Dans la même émission, Hichem Senoussi décortique : “il y a des pays étrangers, toutes tendances confondues, que ce soit les monarchies du Golfe ou la Turquie qui voudraient faire partie du paysage audiovisuel tunisien, touchant ainsi directement à notre souveraineté. Ils sont attirés par notre région mouvante : Libye, Algérie et autres. Ils voudraient faire de la Tunisie une plateforme stratégique pour la fabrication d’une opinion publique aussi bien en Tunisie qu’au niveau maghrébin. C’est là que réside le vrai danger !” Puis faisant une simple comptabilité, Senoussi ajoute : “personne n’a ouvert le dossier du financement de ces chaînes. Les frais minima de fonctionnement d’une chaîne en Tunisie sont autour de trois-cent-mille dinars (92.500 € environ) par mois. Cette chaîne financée par des fonds étrangers n’a déclaré aucun transfert d’argent vers la Tunisie depuis 2012, et nous ne trouvons strictement rien dans les comptes de la Banque Centrale de Tunisie. Les documents officiels provenant de la Banque Centrale ne portent aucune information sur la manière dont Zitouna règle en devises étrangères les coûts de transmission satellitaire de Nile Sat, ce qui indique que le règlement est effectué de l’étranger en contravention à la loi de changes en Tunisie. » Les comptes sont vite faits : à raison de plus d’un million d’euros par an, d’où proviennent donc les 10 millions d’euros dépensés jusqu’à ce jour pour financer la chaîne Zitouna, porte-parole des islamistes en Tunisie et outil de propagande idéologique fort utile durant les échéances électorales qu’a connues la Tunisie depuis la chute du régime de Ben Ali ?

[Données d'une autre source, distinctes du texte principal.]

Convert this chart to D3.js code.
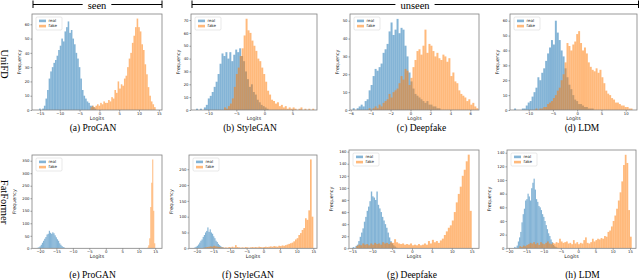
<!DOCTYPE html>
<html><head><meta charset="utf-8">
<script src="https://cdn.jsdelivr.net/npm/d3@7"></script>
<style>body{margin:0;background:#fff}svg{display:block}</style>
</head><body>
<script>
// ---------- DATA (histogram bin counts) ----------
const captions = ["(a) ProGAN","(b) StyleGAN","(c) Deepfake","(d) LDM","(e) ProGAN","(f) StyleGAN","(g) Deepfake","(h) LDM"];
const rowLabels = ["UniFD","FatFormer"];
const groupLabels = ["seen","unseen"];
const seriesNames = ["real","fake"];

// bin start & width for each panel [real, fake]
const binStart = [[-15.2,-2.2],[-12.2,-7.2],[-5.8,-4.2],[-13.0,-8.6],[-20.8,12.6],[-21.0,-18.0],[-14.9,-14.0],[-18.5,-17.0]];
const binWidth = [[0.4,0.4],[0.35,0.35],[0.2,0.2],[0.4,0.4],[0.35,0.3],[0.35,0.5],[0.35,0.5],[0.35,0.5]];

const realA = [1,0,1,3,8,14,22,27,30,33,35,38,42,45,50,48,55,58,62,54,56,50,46,40,36,30,22,14,10,8,6,5,3,3,2,1];
const fakeA = [2,3,2,3,4,3,5,4,6,5,5,7,6,9,8,14,12,20,15,18,17,22,24,30,36,40,47,52,58,64,58,55,46,42,32,25,16,10,6,4,2];
const realB = [1,0,1,0,2,4,9,11,14,18,22,28,36,44,42,45,40,45,38,43,47,45,48,42,38,30,24,18,20,14,12,8,6,4,3,2,1];
const fakeB = [2,1,3,5,9,18,28,33,42,48,58,71,62,60,54,50,46,40,38,33,28,22,15,12,8,7,5,6,3,4,2,3,1,2,1,2,1,0,1,2,0,1,0,1,0,1];
const realC = [1,0,1,2,3,2,5,6,11,14,19,23,22,24,26,32,34,37,44,49,42,45,51,43,46,45,36,30,21,16,12,9,8,7,6,5,4,5,3,3,2,2,1,1];
const fakeC = [1,0,1,2,1,3,2,4,5,6,9,7,10,11,12,15,19,17,23,22,14,18,24,28,33,34,31,36,45,32,37,36,33,30,32,29,28,31,30,27,29,19,21,16,15,11,9,8,7,5,6,3,4,2,1];
const realD = [1,0,0,0,1,1,3,5,6,9,12,15,22,20,25,28,33,38,42,47,44,60,52,47,40,36,28,22,17,14,10,7,6,4,4,3,2,2,1,1,1];
const fakeD = [1,0,1,1,2,2,4,5,6,8,10,13,15,20,24,32,45,43,40,44,46,51,53,45,40,42,38,32,29,27,26,28,25,27,22,18,13,11,10,8,7,5,5,4,3,3,2,2,1,1];
const realE = [2,4,8,14,22,30,38,45,55,58,70,62,58,64,60,52,44,36,30,20,14,9,5,3,1];
const fakeE = [3,12,40,165,262,355,150,20];
const realF = [1,3,5,8,12,18,24,28,36,42,50,55,66,52,60,50,46,38,32,24,20,14,10,7,4,3,1];
const fakeF = [2,3,4,5,6,5,8,6,5,4,3,3,2,3,2,4,3,5,3,10,4,3,2,3,2,4,3,2,3,4,3,4,3,5,4,3,4,5,4,5,6,5,7,6,5,8,7,9,8,10,12,14,16,18,22,28,32,42,48,58,64,95,90,120,281,100];
const realG = [2,1,4,6,12,19,26,33,44,52,62,69,78,94,86,84,80,94,72,66,60,52,46,40,34,26,18,12,8,5,3,1];
const fakeG = [4,6,5,8,6,7,5,8,6,9,7,8,6,10,8,9,7,10,9,15,10,8,7,8,6,7,6,8,5,6,5,7,5,6,8,6,12,8,14,10,12,9,13,16,22,28,34,38,46,60,76,90,102,120,130,144,155,62];
const realH = [2,1,4,10,16,24,38,50,58,70,72,80,76,70,88,96,102,86,72,68,62,60,56,50,46,40,34,28,22,18,13,9,5,3,2,1];
const fakeH = [3,2,4,3,5,6,8,7,9,6,8,5,9,7,6,8,10,7,6,8,7,9,8,14,10,8,9,10,7,8,6,12,7,9,6,8,7,12,16,8,7,9,14,10,12,14,13,15,14,18,17,24,26,32,40,48,58,70,82,98,122,137,125,56,17];

const realSeries = [realA,realB,realC,realD,realE,realF,realG,realH];
const fakeSeries = [fakeA,fakeB,fakeC,fakeD,fakeE,fakeF,fakeG,fakeH];

const xTickVals = [[-15,-10,-5,0,5,10,15],[-10,-5,0,5],[-6,-4,-2,0,2,4,6],[-10,-5,0,5,10],
  [-20,-15,-10,-5,0,5,10,15],[-20,-15,-10,-5,0,5,10,15],[-15,-10,-5,0,5,10,15],[-20,-15,-10,-5,0,5,10,15]];
const yTickVals = [[0,10,20,30,40,50,60],[0,10,20,30,40,50,60,70],[0,10,20,30,40,50],[0,10,20,30,40,50,60],
  [0,50,100,150,200,250,300,350],[0,50,100,150,200,250],[0,20,40,60,80,100,120,140,160],[0,20,40,60,80,100,120,140]];

// ---------- LAYOUT ----------
const layout = [
  {x0:32,x1:162,y0:14,y1:110,xd:[-17,15.8],yd:[0,67.2],cx:93,cy:131},
  {x0:191,x1:317,y0:14,y1:110,xd:[-13.1,9.4],yd:[0,74.7],cx:250,cy:131},
  {x0:350,x1:479,y0:14,y1:110,xd:[-6.07,6.87],yd:[0,53.75],cx:421.5,cy:131},
  {x0:510,x1:637,y0:14,y1:110,xd:[-13.85,12.33],yd:[0,64.5],cx:582,cy:131},
  {x0:32,x1:162,y0:155,y1:248.3,xd:[-22.4,17.05],yd:[0,372.8],cx:92.5,cy:278},
  {x0:189,x1:317,y0:155,y1:248.3,xd:[-22.3,16.1],yd:[0,295],cx:248,cy:278},
  {x0:349,x1:479,y0:150,y1:248.3,xd:[-15.83,16.83],yd:[0,162.7],cx:412,cy:278},
  {x0:507,x1:636,y0:150,y1:248.3,xd:[-20.58,16.74],yd:[0,144],cx:582.5,cy:278}
];
const colors = {real:"rgba(31,119,180,0.55)", fake:"rgba(255,127,14,0.55)"};
const serif = "'Liberation Serif','Times New Roman',serif";
const sans = "'DejaVu Sans',sans-serif";

const svg = d3.select("body").append("svg").attr("width",640).attr("height",280);

// group brackets
function bracket(xa, xb, label, tx){
  const g = svg.append("g");
  const t = g.append("text").attr("x",tx).attr("y",9).attr("text-anchor","middle")
    .attr("font-family",serif).attr("font-size",10.5).text(label);
  const bw = t.node().getComputedTextLength();
  const gap = 5;
  g.append("line").attr("x1",xa).attr("x2",tx-bw/2-gap).attr("y1",4.5).attr("y2",4.5).attr("stroke","#000").attr("stroke-width",1);
  g.append("line").attr("x1",tx+bw/2+gap).attr("x2",xb).attr("y1",4.5).attr("y2",4.5).attr("stroke","#000").attr("stroke-width",1);
  g.append("line").attr("x1",xa).attr("x2",xa).attr("y1",0.5).attr("y2",8).attr("stroke","#000").attr("stroke-width",1);
  g.append("line").attr("x1",xb).attr("x2",xb).attr("y1",0.5).attr("y2",8).attr("stroke","#000").attr("stroke-width",1);
}
bracket(33,162,groupLabels[0],97);
bracket(192,638.5,groupLabels[1],415);

// row labels
[[5,64],[5,202]].forEach((p,i)=>{
  svg.append("text").attr("transform",`translate(${p[0]},${p[1]}) rotate(90)`)
    .attr("text-anchor","middle").attr("dy","0.35em")
    .attr("font-family",serif).attr("font-size",10.5).text(rowLabels[i]);
});

layout.forEach((L,k)=>{
  const xs = d3.scaleLinear().domain(L.xd).range([L.x0,L.x1]);
  const ys = d3.scaleLinear().domain(L.yd).range([L.y1,L.y0]);
  const g = svg.append("g");
  const cid = "clip"+k;
  g.append("clipPath").attr("id",cid).append("rect")
    .attr("x",L.x0).attr("y",L.y0).attr("width",L.x1-L.x0).attr("height",L.y1-L.y0);
  const bars = g.append("g").attr("clip-path",`url(#${cid})`);
  [[realSeries[k],0,colors.real],[fakeSeries[k],1,colors.fake]].forEach(([arr,j,col])=>{
    const s0 = binStart[k][j], w = binWidth[k][j];
    bars.selectAll(null).data(arr).enter().append("rect")
      .attr("x",(d,i)=>xs(s0+i*w))
      .attr("width",(d,i)=>Math.max(0,xs(s0+(i+1)*w)-xs(s0+i*w)))
      .attr("y",d=>ys(d))
      .attr("height",d=>ys(0)-ys(d))
      .attr("fill",col);
  });
  // axes
  const xa = g.append("g").attr("transform",`translate(0,${L.y1})`)
    .call(d3.axisBottom(xs).tickValues(xTickVals[k]).tickSize(1.5).tickPadding(1));
  const ya = g.append("g").attr("transform",`translate(${L.x0},0)`)
    .call(d3.axisLeft(ys).tickValues(yTickVals[k]).tickSize(1.5).tickPadding(1));
  [xa,ya].forEach(a=>{
    a.select(".domain").remove();
    a.selectAll("line").attr("stroke","#333").attr("stroke-width",0.5);
    a.selectAll("text").attr("font-family",sans).attr("font-size",3.8).attr("fill","#222");
  });
  // frame
  g.append("rect").attr("x",L.x0).attr("y",L.y0).attr("width",L.x1-L.x0).attr("height",L.y1-L.y0)
    .attr("fill","none").attr("stroke","#808080").attr("stroke-width",0.8);
  // axis titles
  g.append("text").attr("x",(L.x0+L.x1)/2).attr("y",L.y1+10).attr("text-anchor","middle")
    .attr("font-family",sans).attr("font-size",4.8).attr("fill","#222").text("Logits");
  const fx = k<4 ? L.x0-11 : L.x0-16.5;
  g.append("text").attr("transform",`translate(${fx},${(L.y0+L.y1)/2}) rotate(-90)`)
    .attr("text-anchor","middle").attr("font-family",sans).attr("font-size",4.8).attr("fill","#222").text("Frequency");
  // legend
  const lx = L.x0+4, ly = L.y0+3;
  const lg = g.append("g");
  lg.append("rect").attr("x",lx).attr("y",ly).attr("width",26).attr("height",13).attr("rx",1.2)
    .attr("fill","rgba(255,255,255,0.8)").attr("stroke","#d0d0d0").attr("stroke-width",0.5);
  seriesNames.forEach((n,i)=>{
    lg.append("rect").attr("x",lx+3).attr("y",ly+2.6+i*5.2).attr("width",7).attr("height",2.6).attr("fill",colors[n]);
    lg.append("text").attr("x",lx+12.5).attr("y",ly+5+i*5.2).attr("font-family",sans).attr("font-size",4)
      .attr("fill","#222").text(n);
  });
  // caption
  svg.append("text").attr("x",L.cx).attr("y",L.cy).attr("text-anchor","middle")
    .attr("font-family",serif).attr("font-size",9.5).text(captions[k]);
});
</script>
</body></html>
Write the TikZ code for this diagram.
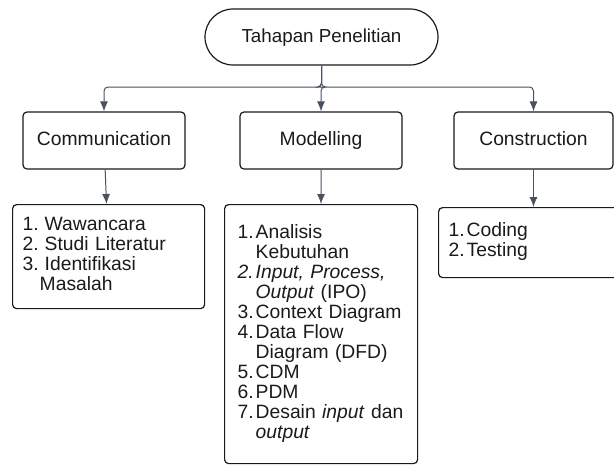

C’est cette opacité que dénonce, documents à l’appui le ministre d’État Mohammed Abbou.
« En mai 2013, lorsque la HAICA a pris ses fonctions elle a trouvé un nombre de radios et de chaînes pirates émettant des contenus religieux, idéologiques ou totalement alignés politiquement. La HAICA a opté pour la solution douce demandant à ces entreprises de s’aligner avec la loi, en réaction, un chroniqueur de la chaîne islamiste Zitouna a carrément déchiré devant les caméras l’ordre de la HAICA, constituant un crime de flagrant délit. » Témoignait encore Hichem Senoussi.
Quand les islamistes de tout bord cherchent à se positionner dans le paysage médiatique stratégique du Maghreb
Ces chaînes propagandistes d’un islam politique importé d’Orient posent deux gros problèmes à la Tunisie et constituent des écueils insurmontables face à la jeune démocratie tunisienne. D’abord, elles faussent les règles du jeu démocratique puisqu’un parti aux moyens financiers se limitant aux dons de ses adhérents comme le Courant Démocratique ne peut concurrencer loyalement un parti idéologique comme Ennahdha et ses filiales maquillées, bénéficiant d’une machine médiatique jouant sur la fibre religieuse des citoyens lambdas en les gavant jour et nuit de versets coraniques et de discours fondamentalistes face auxquels la majorité des citoyens n’ont pas les outils critiques pour distinguer ce qui appartient à la foi de ce qui est du ressort des manigances de marchands de religion. Une confusion entre islam et islamisme dont les résultats s’affichent clairement dans les urnes. Ensuite, il est évident que les bailleurs de ces fonds occultes, que ce soit les Frères Musulmans, des factions plus fanatiques encore, certains pays du Golfe ou la Turquie investissent ces millions d’euros pour occuper une place dans le paysage médiatique tunisien, et défendre leurs agendas : fabrication d'opinion publique, expansion territoriale, pied-à-terre de support militaire stratégique, recrutement et financement du terrorisme, contrebande de tous genres y compris la traite des êtres humains, la drogue et les armes.
Faut-il s’étonner si à force de démagogie et de matraquage médiatique, de jeunes paumés poignardent des agents de la garde nationale, pensant gagner le paradis et ses houris en massacrant leurs concitoyens, comme c’est arrivé dimanche 6 septembre aux environs de la ville touristique de Sousse, tristement célèbre pour d’autres attaques de ce genre il y a quelques années.